Golpeaba en el piso, en el duro adoquinado de la calle.  Algunos copos, como ampos, eran brillantes y duros.  No se rompían al caer.  Eran los peores.  Golpeaban en los autos que, poco a poco, empezaban a realizar, antes de tiempo, su destino de chatarra.  Y golpeaban, también, en las cabezas de sus atribulados dueños que, con turpitud risible, movían sus brazos como marionetas desbocadas tratando de proteger el techo, la luneta, el parabrisas, lo que fuere, con inútiles trapos, con remeras que les arrimaban las no menos espantadas esposas de ocasión quienes colaboraban, de ese modo, con el cuidado de los ahorros y del capital familiar, que nadie lo regala, ya se sabe, sino que cuesta trabajo.  Y trabajo decente.  Sufrió el medio pelo.  Y no sólo el medio pelo.  Parece que Dios no sólo juega a los dados sino que, cuando desata su ira, es bastante democrático.

En esas cavilaciones estaba cuando lo vi.  Los obreros de la obra en construcción que está enfrente de mi casa, sobre Arenales, con el casco amarillo de los albañiles, los obreros que estaban en la planta baja haciendo lo mismo que yo, es decir, mirando el meteoro y sus secuelas, salieron en grupo, sin que nadie los llamara sino tan sólo acicateados por su espíritu solidario, a llevarle lonas y trapos y plásticos, sin duda más resistentes que los trapitos a que me he referido antes, para ayudar al hombre que, supongo que con lágrimas en sus ojos que se confundían con el agua que caía del cielo, trataba de tapar su autito.  En menos de medio minuto el cacharro quedó a salvo, o casi.  Fue un acto solidario de los obreros, esos que el medio pelo suele llamar, con bastante frecuencia, «los negros».  Estuvieron bien los negros esta vez.  Y eso que los negros son incorregibles, ya se sabe.

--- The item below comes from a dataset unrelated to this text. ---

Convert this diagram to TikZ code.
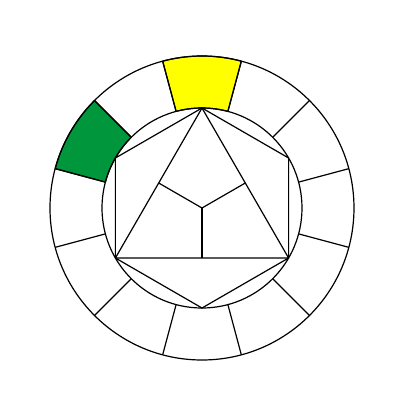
\documentclass[tikz,border=0pt]{standalone}
\usepackage{tikz}
\usetikzlibrary{positioning, calc}
\tikzstyle{Line} = [
    black,
    line width = 1.2pt,
    line join = round
]
\definecolor{ittenyellow}{RGB}{255,255,0}
\definecolor{ittengreen}{RGB}{0,150,60}

\begin{document}
\begin{tikzpicture}[
x = 1pt, y = 1pt,
field/.style={
    Line,
    fill = #1
    }
]
\useasboundingbox (-202,-192) rectangle (198,208);

\coordinate (c) at (0,0);

% coloured fields of the ring
\draw[field=ittenyellow] (75:100) arc (75:105:100) -- (105:152) arc (105:75:152) -- cycle;
\draw[field=ittengreen] (135:100) arc (135:165:100) -- (165:152) arc (165:135:152) -- cycle;

\draw[Line] (c) circle (152);
\draw[Line] (c) circle (100);

\foreach \a in {15,45,...,345}
    \draw[Line] (\a:100) -- (\a:152);

% hexagon
\foreach \i in {1,...,6}
    \coordinate (\i) at ({30+60*\i}:100);
\draw[Line] (1) -- (2) -- (3) -- (4) -- (5) -- (6) -- cycle;

% triangle
\draw[Line] (1) -- (3) -- (5) -- cycle;

\coordinate (m1) at ($(1)!0.5!(3)$);
\coordinate (m2) at ($(3)!0.5!(5)$);
\coordinate (m3) at ($(5)!0.5!(1)$);
\draw[Line] (c) -- (m1);
\draw[Line] (c) -- (m2);
\draw[Line] (c) -- (m3);

\end{tikzpicture}
\end{document}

Y al otro día, leyendo los diarios, me enteré de otro suceso que, en rigor, es el mismo que yo presencié.  En no sé que barrio de Buenos Aire unos cartoneros sacaban de sus carritos los cartones que habían recolectado hasta ese momento o la noche anterior, quién sabe, y se los ofrecían a otro medio pelo que intentaba, por supuesto que en vano, proteger su batata de la inesperada inclemencia de la naturaleza.  Menos cartón es menos plata, pensé.  Es menos plata para ellos.  Pero ayudan a que este señor no se le deteriore el auto.  Viene rara la vida.

Cartoneros, eran.  Otros negros.  De esos que alguien propuso, alguna vez, meterlos presos porque llevan sobre si o, peor, dentro de si, el estigma lombrosiano que Gobineau llevó al paroxismo de la sinrazón: pertenecen a tipos raciales decadentes y son proclives a la degeneración.  Son un peligro para la sociedad.

Duró poco la granizada, menos mal.  En la Patagonia norte, en mis años infantiles, las recuerdo casi eternas y sin negros a la vista.